09/30/2017 at 04:29 •
The Data Multiplexer board is complete, and partially populated with modules. Its job is to select between accumulator and manual program data as the source for the memory data in, and select between memory data out and input port as the source for the accumulator and AREG mux.
I've run out of 2-to-1 mux modules, and need to make some more.
09/04/2017 at 09:31 •
After a exorcising a few gremlins (a diode around the wrong way, and a couple of unsoldered(!) joints), the program counter is working. As usual, here's a blinky video. The counter resets, counts up to 63 (i.e. the complete address space), then address values 0x15 and 0x2A are loaded a couple of times. MSB is top right, LSB is bottom left:
It's interesting that the camera autofocus has a few burps. I guess the LEDs are putting out a fair amount of infrared!
08/27/2017 at 01:10 •
The program counter (a presettable 6-bit up-counter) has been completed:
Testing in progress...
06/08/2017 at 09:40 •
The Address Register panel has been installed:
The Address Register latches a 6-bit address from either the FC memory or the Program Counter. The output of the Address Register goes to the Address Mux/Decoder installed previously. Here's a short video of them working together:
Next up: the Program Counter
05/24/2017 at 09:13 •
See it cycling through the address space:
The bottom section multiplexes between 2 address sources: the address register and a manually-set address. The top section turns the selected address (blue lights) into a row/column selection for the memory (top right yellow lights).
I need some power splitter/extender cables before I can connect it to the FC memory, that's a project for this weekend.

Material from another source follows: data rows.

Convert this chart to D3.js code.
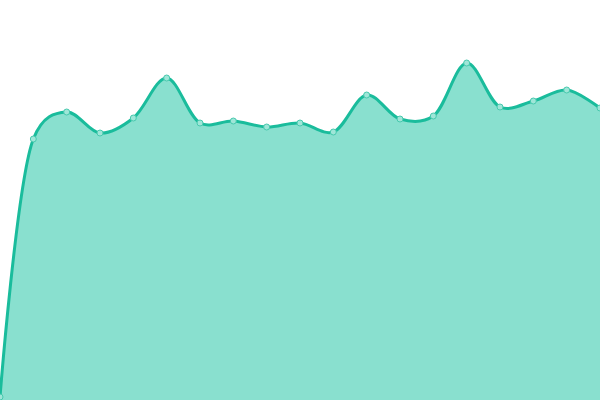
<!DOCTYPE html>
<html>
<head>
<meta charset="utf-8">
<script src="https://cdn.jsdelivr.net/npm/d3@7"></script>
<style>
  html, body { margin: 0; padding: 0; background: #fff; }
  svg { display: block; }
</style>
</head>
<body>
<svg width="600" height="400"></svg>
<script>
// data
const labels = d3.range(19);
const values = [3, 261, 288, 267, 282, 322, 277, 279, 273, 277, 268, 305, 281, 284, 337, 293, 299, 310, 292];

window.onload = () => {
  const svg = d3.select("svg");
  const width = +svg.attr("width");
  const height = +svg.attr("height");

  const data = labels.map((l, i) => ({ x: l, y: values[i] }));

  const xScale = d3.scaleLinear()
    .domain(d3.extent(labels))
    .range([0, width]);
  const yScale = d3.scaleLinear()
    .domain([0, 400])
    .range([height, 0]);

  const curve = d3.curveCatmullRom.alpha(0.3);

  const area = d3.area()
    .x(d => xScale(d.x))
    .y0(height)
    .y1(d => yScale(d.y))
    .curve(curve);

  const line = d3.line()
    .x(d => xScale(d.x))
    .y(d => yScale(d.y))
    .curve(curve);

  svg.append("path")
    .datum(data)
    .attr("d", area)
    .attr("fill", "#89e0cf");

  svg.append("path")
    .datum(data)
    .attr("d", line)
    .attr("fill", "none")
    .attr("stroke", "#1abc9c")
    .attr("stroke-width", 3);

  svg.selectAll("circle")
    .data(data)
    .enter()
    .append("circle")
    .attr("cx", d => xScale(d.x))
    .attr("cy", d => yScale(d.y))
    .attr("r", 3)
    .attr("fill", "#9fe6d8")
    .attr("stroke", "#48c9ae")
    .attr("stroke-width", 1);
};
</script>
</body>
</html>
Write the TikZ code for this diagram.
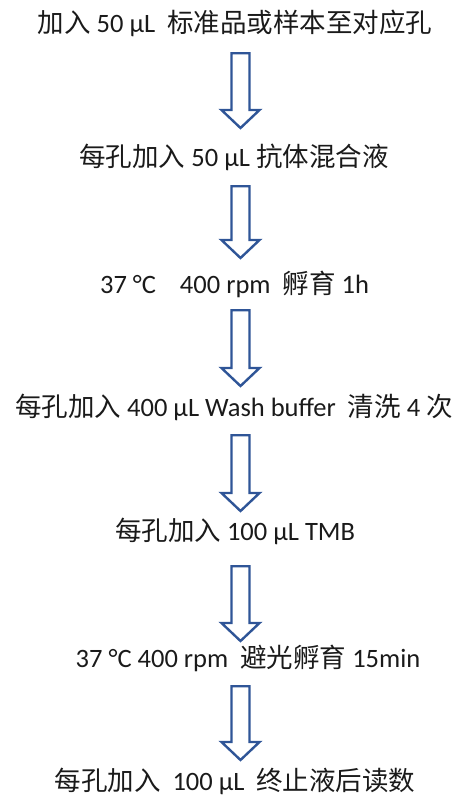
\documentclass[tikz,border=0pt]{standalone}
\usepackage{fontspec}
\setmainfont{Carlito}
\newfontfamily\cjk{Noto Sans CJK SC}
\definecolor{arrowblue}{HTML}{2F5597}
\definecolor{txt}{HTML}{1A1A1A}
\tikzset{
  steptext/.style={anchor=base, inner sep=0pt, text=txt, font=\fontsize{26.5}{30}\selectfont},
  blockarrow/.style={draw=arrowblue, line width=2.4pt, fill=white, line join=miter}
}
\newcommand{\blockarr}[2]{%
  \draw[blockarrow] (231.5,#1) -- (249.5,#1) -- (249.5,#2-18) -- (259.5,#2-18)
    -- (240.5,#2) -- (221.5,#2-18) -- (231.5,#2-18) -- cycle;}
\begin{document}
\begin{tikzpicture}[x=1pt,y=-1pt]
\useasboundingbox (0,0) rectangle (461,796);
\node[steptext] (s1) at (235,32) {\cjk 加入\normalfont{} 50 μL \ \cjk 标准品或样本至对应孔};
\node[steptext] (s2) at (234,166) {\cjk 每孔加入\normalfont{} 50 μL \cjk 抗体混合液};
\node[steptext] (s3) at (234.5,293) {37 °C \ \ \ 400 rpm \ \cjk 孵育\normalfont{} 1h};
\node[steptext] (s4) at (234,416) {\cjk 每孔加入\normalfont{} 400 μL Wash buffer \ \cjk 清洗\normalfont{} 4 \cjk 次};
\node[steptext] (s5) at (235,540) {\cjk 每孔加入\normalfont{} 100 μL TMB};
\node[steptext] (s6) at (248,667) {37 °C 400 rpm \ \cjk 避光孵育\normalfont{} 15min};
\node[steptext] (s7) at (235,790) {\cjk 每孔加入\normalfont{} \ 100 μL \ \cjk 终止液后读数};
\blockarr{53.2}{128}
\blockarr{186.2}{258}
\blockarr{310.2}{386}
\blockarr{435.2}{511}
\blockarr{566.2}{641}
\blockarr{686.2}{760}
\end{tikzpicture}
\end{document}
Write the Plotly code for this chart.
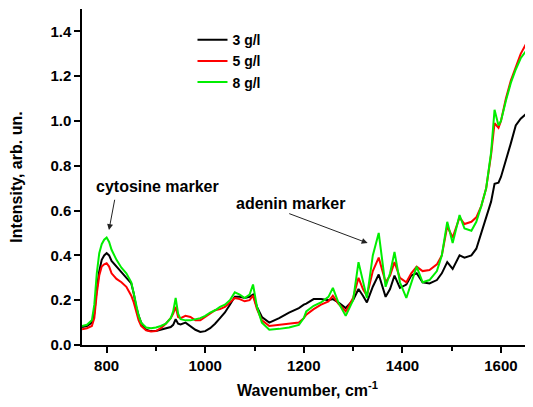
import plotly.graph_objects as go

wavenumber = [750, 760, 770, 775, 780, 785, 790, 795, 800, 805, 810, 820, 830, 840, 850, 855, 860, 865, 870, 880,
              890, 900, 910, 920, 930, 935, 940, 945, 950, 960, 970, 980, 990, 1000, 1010, 1020, 1030, 1040, 1050, 1060,
              1070, 1080, 1090, 1097, 1105, 1115, 1130, 1150, 1170, 1190, 1200, 1205, 1220, 1235, 1250, 1259, 1270, 1285, 1300, 1311,
              1320, 1328, 1340, 1352, 1366, 1375, 1384, 1395, 1408, 1418, 1429, 1441, 1455, 1470, 1480, 1491, 1502, 1516, 1526, 1540,
              1550, 1560, 1570, 1580, 1587, 1595, 1600, 1610, 1620, 1630, 1640, 1650, 1660, 1665]

g3 = [0.080, 0.085, 0.100, 0.140, 0.250, 0.330, 0.380, 0.400, 0.410, 0.400, 0.375, 0.350, 0.330, 0.305, 0.275, 0.230, 0.170, 0.130, 0.100, 0.068,
      0.062, 0.063, 0.068, 0.072, 0.080, 0.090, 0.115, 0.095, 0.092, 0.100, 0.085, 0.068, 0.058, 0.062, 0.075, 0.095, 0.120, 0.145, 0.180, 0.215,
      0.215, 0.210, 0.215, 0.225, 0.170, 0.125, 0.100, 0.120, 0.145, 0.165, 0.180, 0.185, 0.205, 0.205, 0.200, 0.205, 0.190, 0.165, 0.200, 0.250,
      0.220, 0.190, 0.260, 0.315, 0.215, 0.250, 0.310, 0.255, 0.270, 0.310, 0.320, 0.280, 0.275, 0.290, 0.320, 0.370, 0.340, 0.400, 0.390, 0.400,
      0.430, 0.500, 0.580, 0.640, 0.720, 0.725, 0.750, 0.820, 0.900, 0.980, 1.010, 1.030, 1.010, 0.995]

g5 = [0.070, 0.075, 0.085, 0.120, 0.230, 0.310, 0.350, 0.360, 0.365, 0.350, 0.320, 0.295, 0.280, 0.260, 0.220, 0.190, 0.150, 0.110, 0.085, 0.065,
      0.060, 0.062, 0.075, 0.095, 0.120, 0.140, 0.170, 0.125, 0.120, 0.130, 0.125, 0.110, 0.110, 0.125, 0.140, 0.155, 0.160, 0.170, 0.190, 0.210,
      0.205, 0.195, 0.200, 0.220, 0.160, 0.110, 0.085, 0.090, 0.095, 0.100, 0.120, 0.135, 0.160, 0.180, 0.195, 0.220, 0.185, 0.150, 0.210, 0.300,
      0.250, 0.220, 0.330, 0.390, 0.280, 0.310, 0.370, 0.300, 0.280, 0.320, 0.350, 0.330, 0.335, 0.360, 0.400, 0.530, 0.480, 0.570, 0.540, 0.550,
      0.570, 0.620, 0.700, 0.850, 0.990, 0.970, 1.000, 1.100, 1.180, 1.240, 1.300, 1.340, 1.330, 1.320]

g8 = [0.085, 0.090, 0.110, 0.180, 0.320, 0.410, 0.450, 0.470, 0.480, 0.460, 0.425, 0.380, 0.345, 0.320, 0.280, 0.225, 0.170, 0.130, 0.100, 0.078,
      0.075, 0.078, 0.085, 0.095, 0.120, 0.150, 0.210, 0.140, 0.115, 0.110, 0.110, 0.115, 0.120, 0.130, 0.145, 0.155, 0.170, 0.180, 0.200, 0.235,
      0.225, 0.210, 0.225, 0.270, 0.170, 0.100, 0.068, 0.072, 0.078, 0.090, 0.120, 0.150, 0.175, 0.190, 0.215, 0.255, 0.190, 0.130, 0.200, 0.370,
      0.280, 0.210, 0.400, 0.500, 0.260, 0.320, 0.415, 0.280, 0.210, 0.280, 0.350, 0.280, 0.290, 0.330, 0.400, 0.550, 0.455, 0.580, 0.520, 0.510,
      0.550, 0.620, 0.700, 0.860, 1.050, 0.980, 1.000, 1.090, 1.170, 1.230, 1.280, 1.310, 1.300, 1.290]

series = [("3 g/l", g3, "#000000"), ("5 g/l", g5, "#ff0000"), ("8 g/l", g8, "#00ee00")]

FONT = "Liberation Sans, Arial, sans-serif"

fig = go.Figure()
for name, vals, color in series:
    fig.add_trace(go.Scatter(x=wavenumber, y=vals, mode="lines", name=name,
                             line=dict(color=color, width=2)))

# The page body has an 8px default margin, so the figure is 8px smaller on each axis.
fig.update_layout(
    width=525, height=399,
    margin=dict(l=74, r=0, t=1, b=62),
    paper_bgcolor="white", plot_bgcolor="white",
    font=dict(family=FONT, color="black"),
    showlegend=True,
    legend=dict(x=0.245, y=0.955, xanchor="left", yanchor="top",
                bgcolor="rgba(0,0,0,0)", font=dict(size=14, family=FONT, color="black", weight="bold"),
                tracegroupgap=0, itemwidth=30),
    xaxis=dict(range=[750, 1665], showgrid=False, zeroline=False,
               showline=True, linecolor="black", linewidth=1.5,
               ticks="outside", ticklen=6, tickwidth=1.5, tickcolor="black",
               dtick=200, tick0=800,
               tickfont=dict(size=15, family=FONT, color="black", weight="bold"),
               minor=dict(dtick=100, tick0=800, ticks="outside", ticklen=4, tickwidth=1.5, tickcolor="black"),
               title=dict(text="Wavenumber, cm<sup>-1</sup>", standoff=12,
                          font=dict(size=16, family=FONT, color="black", weight="bold"))),
    yaxis=dict(range=[0, 1.5], showgrid=False, zeroline=False,
               showline=True, linecolor="black", linewidth=1.5,
               ticks="outside", ticklen=6, tickwidth=1.5, tickcolor="black",
               dtick=0.2, tick0=0, tickformat=".1f",
               tickfont=dict(size=15, family=FONT, color="black", weight="bold"),
               title=dict(text="Intensity, arb. un.", standoff=24,
                          font=dict(size=16, family=FONT, color="black", weight="bold"))),
)

fig.add_annotation(x=904, y=0.709, xref="x", yref="y", text="cytosine marker", showarrow=False,
                   font=dict(size=16, family=FONT, color="black", weight="bold"))
fig.add_annotation(x=1173, y=0.633, xref="x", yref="y", text="adenin marker", showarrow=False,
                   font=dict(size=16, family=FONT, color="black", weight="bold"))
fig.add_annotation(x=804.7, y=0.513, ax=816.9, ay=0.655, xref="x", yref="y", axref="x", ayref="y",
                   text="", showarrow=True, arrowhead=2, arrowsize=1.2, arrowwidth=1, arrowcolor="#222222")
fig.add_annotation(x=1329.5, y=0.455, ax=1167.4, ay=0.589, xref="x", yref="y", axref="x", ayref="y",
                   text="", showarrow=True, arrowhead=2, arrowsize=1.2, arrowwidth=1, arrowcolor="#222222")

fig.write_html("out.html")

Next panel: the address register itself.
05/06/2017 at 04:37 •
The next board to be added to the system - it selects between Address Register and Manual Address entry, and converts the selected address to Row/Column selection in the core memory. Pictured here with 6 partially-complete 2:1 mux modules yet to be installed:
Note that all components get a liberal application of cat hair before installation.
04/12/2017 at 09:01 •
An architecture and name change: the T-1 is now the ED-64, and it is no longer a stack machine. The changes were made for several reasons:
- I decided I really wanted to be able to load programs into the memory manually from the operator panel, and the Harvard architecture of the T-1 (and 10 bit program word) wouldn't allow that.
- For an 8-bit word formatted [Opcode][Address], a 2-bit instruction width means a 64-byte address space. Since I am avoiding multi-byte instructions, that means I only need to complete a single 64-byte core matrix (which I already have).
- Only 4 instructions drastically simplifies the control logic and ALU, while still allowing enough complexity to do interesting things.
- I got bored with the 'T-1' name!
11/18/2016 at 22:50 •
The emulator shield is done:
I've written a program in T-1 assembler that simulates rolls of a dice. It uses a 32-bit Fibonacci linear feedback shift register to generate a pseudorandom bitstream, which is sampled 3 bits at a time to produce a pseudorandom number from 1 to 6 (0 and 7 are discarded):
The 8-bit input port is just used to generate a delay.
I'll upload the code soon.
09/14/2016 at 06:55 •
I've designed a shield for my Arduino Mega 2560, that will provide the input and output ports. Once plugged in, the simulator (emulator?) will be able to do real-world I/O. Not much to it, just 8 LED drivers and 8 debounced SPST toggle switches:
09/13/2016 at 09:01 •
Just a minor update - I have done some 'simplification': halved the instruction set to 8 instructions total, and reduced the ALU to 4 functions. This will allow a significant reduction in the amount of hardware I'll need to make, while still allowing meaningful programs to be written. I'm also taking some inspiration from the Kenbak-1 - the I/O has been reduced to one input and one output port of 8 bits each. If this seems extreme, recall that the T-1 is more or less an 'art project' - I'm not trying to replace a desktop PC.